Speaker of the Punjab Legislative Assembly
- In office 14 March 1969 – 3 September 1973
- Preceded by: Joginder Singh Mann
- Succeeded by: Kewal Krishan

Member of 11th Lok Sabha
- In office 1996–1998
- Preceded by: Umrao Singh
- Succeeded by: Inder Kumar Gujral
- Constituency: Jalandhar

Personal details
- Born: 25 February 1927 Lyallpur, British India (now in Pakistan)
- Died: 24 May 1998 (aged 71) Rajasthan, India
- Party: Shiromani Akali Dal (1996–1998)
- Other political affiliations: Indian National Congress (1972–1996), Independent (until 1972)
- Spouse: Prabjot Kaur
- Parent: Mangal Singh

= Darbara Singh (speaker) =

Indian politician (1927–1998)

Darbara Singh (25 February 1927 – 24 May 1998) was an Indian politician who served as Speaker of the Punjab Legislative Assembly, Member of Parliament in the 11th Lok Sabha, and briefly as the 14th Governor of Rajasthan.

==Early life==
He was born on 25 February 1927 in Lyallpur, British India (now in Pakistan).
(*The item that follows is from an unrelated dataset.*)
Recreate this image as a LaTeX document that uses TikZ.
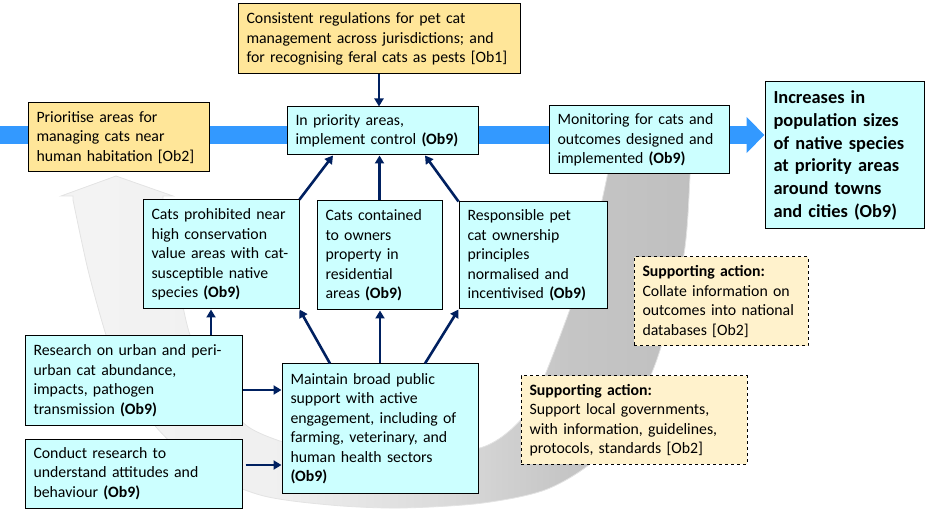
\documentclass[tikz,border=0pt]{standalone}
\usepackage{fontspec}
\setmainfont{Carlito}
\usepackage{xcolor}
\usetikzlibrary{arrows.meta,backgrounds}

\definecolor{govfill}{HTML}{FFE699}
\definecolor{actfill}{HTML}{CCFFFF}
\definecolor{suppfill}{HTML}{FFF2CC}
\definecolor{flowblue}{HTML}{3399FF}
\definecolor{arrnavy}{HTML}{002060}
\pgfdeclarehorizontalshading{loopshade}{100bp}{color(0bp)=(gray!9); color(25bp)=(gray!9); color(42bp)=(gray!12); color(55bp)=(gray!28); color(65bp)=(gray!45); color(75bp)=(gray!50); color(100bp)=(gray!50)}

\begin{document}
\begin{tikzpicture}[x=1pt,y=-1pt,
	box/.style={draw,line width=1pt,inner xsep=8.5pt,inner ysep=0pt,align=left,font=\fontsize{15.8}{19.5}\selectfont},
	govbox/.style={box,fill=govfill},
	actbox/.style={box,fill=actfill},
	suppbox/.style={box,fill=suppfill,dashed},
	arr/.style={draw=arrnavy,line width=2.6pt,-{Triangle[length=8pt,width=9pt]}}]
	\useasboundingbox (0,0) rectangle (929,518);
	
	% top row
	\node[govbox,text width=265pt,minimum height=70pt] (regs) at (379,39) {Consistent regulations for pet cat\\management across jurisdictions; and\\for recognising feral cats as pests [Ob1]};
	\node[govbox,text width=164pt,minimum height=69pt] (prio) at (118.5,137.5) {Prioritise areas for\\managing cats near\\human habitation [Ob2]};
	\node[actbox,text width=174pt,minimum height=48pt] (ctrl) at (382.5,131) {In priority areas,\\implement control \textbf{(Ob9)}};
	\node[actbox,text width=163pt,minimum height=68pt] (monitor) at (639,140) {Monitoring for cats and\\outcomes designed and\\implemented \textbf{(Ob9)}};
	\node[actbox,text width=142pt,minimum height=147pt,font=\fontsize{18.4}{22.8}\selectfont\bfseries] (outcome) at (844.5,155.5) {Increases in\\population sizes\\of native species\\at priority areas\\around towns\\and cities (Ob9)};
	
	% middle row
	\node[actbox,text width=139pt,minimum height=109pt] (prohibit) at (221,254.5) {Cats prohibited near\\high conservation\\value areas with cat-\\susceptible native\\species \textbf{(Ob9)}};
	\node[actbox,text width=108pt,minimum height=109pt] (contain) at (379.5,255.5) {Cats contained\\to owners\\property in\\residential\\areas \textbf{(Ob9)}};
	\node[actbox,text width=131pt,minimum height=107pt] (owner) at (533,255.5) {Responsible pet\\cat ownership\\principles\\normalised and\\incentivised \textbf{(Ob9)}};
	
	% bottom row
	\node[actbox,text width=200pt,minimum height=89pt] (research) at (133.5,380.5) {Research on urban and peri-\\urban cat abundance,\\impacts, pathogen\\transmission \textbf{(Ob9)}};
	\node[actbox,text width=200pt,minimum height=69pt] (attitude) at (133.5,473.5) {Conduct research to\\understand attitudes and\\behaviour \textbf{(Ob9)}};
	\node[actbox,text width=179pt,minimum height=129pt] (support) at (380,428.5) {Maintain broad public\\support with active\\engagement, including of\\farming, veterinary, and\\human health sectors\\\textbf{(Ob9)}};
	
	% supporting actions
	\node[suppbox,text width=157pt,minimum height=89pt] (collate) at (721,301.5) {\textbf{Supporting action:}\\Collate information on\\outcomes into national\\databases [Ob2]};
	\node[suppbox,text width=209pt,minimum height=88pt] (localgov) at (634,420) {\textbf{Supporting action:}\\Support local governments,\\with information, guidelines,\\protocols, standards [Ob2]};
	
	% background arrows
	\begin{scope}[on background layer]
		\shadedraw[shading=loopshade,draw=gray!22,line width=0.8pt]
			plot[smooth] coordinates {(690,165) (690,177) (683,260) (653,370) (605,450) (550,488) (483,503) (400,508) (330,505) (260,495) (200,468) (150,420) (120,370) (106,335) (88,270) (73,200)}
			-- (73,196) -- (61,196) -- (116,176) -- (173,196) -- (163,196)
			-- plot[smooth] coordinates {(163,200) (176,270) (190,335) (215,385) (250,428) (320,452) (400,458) (483,447) (525,415) (547,370) (587,260) (607,177) (607,165)}
			-- cycle;
		\coordinate (flowstart) at (0,135);
		\draw[flowblue,line width=18pt,-{Triangle[length=18pt,width=35pt]}] (flowstart) -- (flowstart -| outcome.west);
	\end{scope}
	
	% connectors
	\draw[arr] (regs.south) -- (regs.south |- ctrl.north);
	\draw[arr] (prohibit.north east) -- ([xshift=-49.5pt]ctrl.south);
	\draw[arr] (contain.north) -- (contain.north |- ctrl.south);
	\draw[arr] (owner.north west) -- ([xshift=42.5pt]ctrl.south);
	\draw[arr] ([xshift=77.5pt]research.north) -- ([xshift=77.5pt]research.north |- prohibit.south);
	\draw[arr] ([xshift=-50pt]support.north) -- (prohibit.south east);
	\draw[arr] (support.north) -- (support.north |- contain.south);
	\draw[arr] ([xshift=45pt]support.north) -- (owner.south west);
	\draw[arr] ([yshift=-9.5pt]research.east) -- ([yshift=-9.5pt]research.east -| support.west);
	\draw[arr] ([xshift=3pt,yshift=8.5pt]attitude.east) -- ([yshift=8.5pt]attitude.east -| support.west);
\end{tikzpicture}
\end{document}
Singh began his political career as an independent candidate before joining major political parties.

==Political career==
Darbara Singh was elected to the Punjab Legislative Assembly in 1967 and 1969 from the Nakodar constituency as an independent candidate. He served as Deputy Minister for Public Works in 1967. In 1969, he was elected Speaker of the Punjab Legislative Assembly, serving until 1973.

He joined the Indian National Congress in 1972 and remained with the party until 1996.

==Member of Parliament==
In 1996, he was elected to the 11th Lok Sabha from Jalandhar as a member of the Shiromani Akali Dal. In 1998, he vacated the seat for former Prime Minister Inder Kumar Gujral.

==Governor of Rajasthan==
Darbara Singh was appointed as the 14th Governor of Rajasthan on 1 May 1998. He served in the position until his death on 24 May 1998.

==Personal life==
He was married to Prabjot Kaur and was the son of Mangal Singh.

==Death==
He died in office on 24 May 1998 in Rajasthan at the age of 71.